PALLOTTA- “Alla base c’è stata una mancanza di comunicazione fra me e Pallotta. L’ho visto due volte in tutto, ed al telefono non parlavamo perché non conosco l’inglese. Pallotta è un uomo visionario, ma il calcio è un mondo a sé. Si è fidato troppo di persone sbagliate e oggi forse si è reso conto di quanto menzogne gli hanno detto su Petrachi”.

FRIEDKIN- “C’è stato un pranzo di cortesia a dicembre, niente più. Mi sembrarono entusiasti di comprarsi la Roma e trovo molto positiva la loro presenza. Se mi richiamassero? Dovessi rientrare sarei felice ma, devo essere sincero, non lo farei a qualunque condizione. Io non cambio. Petrachi deve fare Petrachi”.

CONTE- “Alla Roma erano davvero convinti di chiudere con Conte. Veniva da un anno difficile, le beghe legali con il Chelsea. Era voglioso di sfide nuove, ma non è stata una trattativa che ho seguito io, era prima del mio arrivo”.

FONSECA- “Non mi sono mai pentito della scelta di affidargli la panchina, l’unica cosa che mi è dispiaciuta è che non ha speso nemmeno una parola per me dopo la mia rottura con la società”.

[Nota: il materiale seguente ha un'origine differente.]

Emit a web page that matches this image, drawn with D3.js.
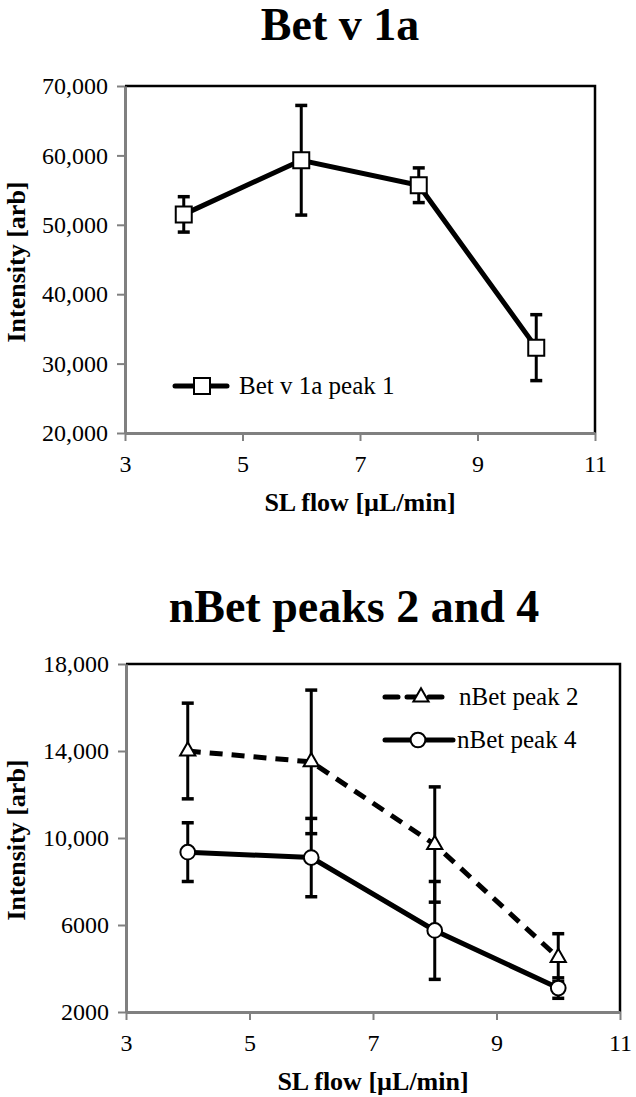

MERCATO- “Mkhitaryan lo presi in prestito gratuito e mi pagavano anche un po’ dell’ingaggio. Mi sono preoccupato anche di curarlo, con dei lavori specifici in piscina. Smalling? Mi chiamò un agente italiano per dirmi che potevamo averlo in prestito. Pensai ad una bufala. Smalling era uno di quei marcatori in via di estinzione, un leader silenzioso. Pedro l’avevo praticamente chiuso io, ma mi mandarono via prima di formalizzare”.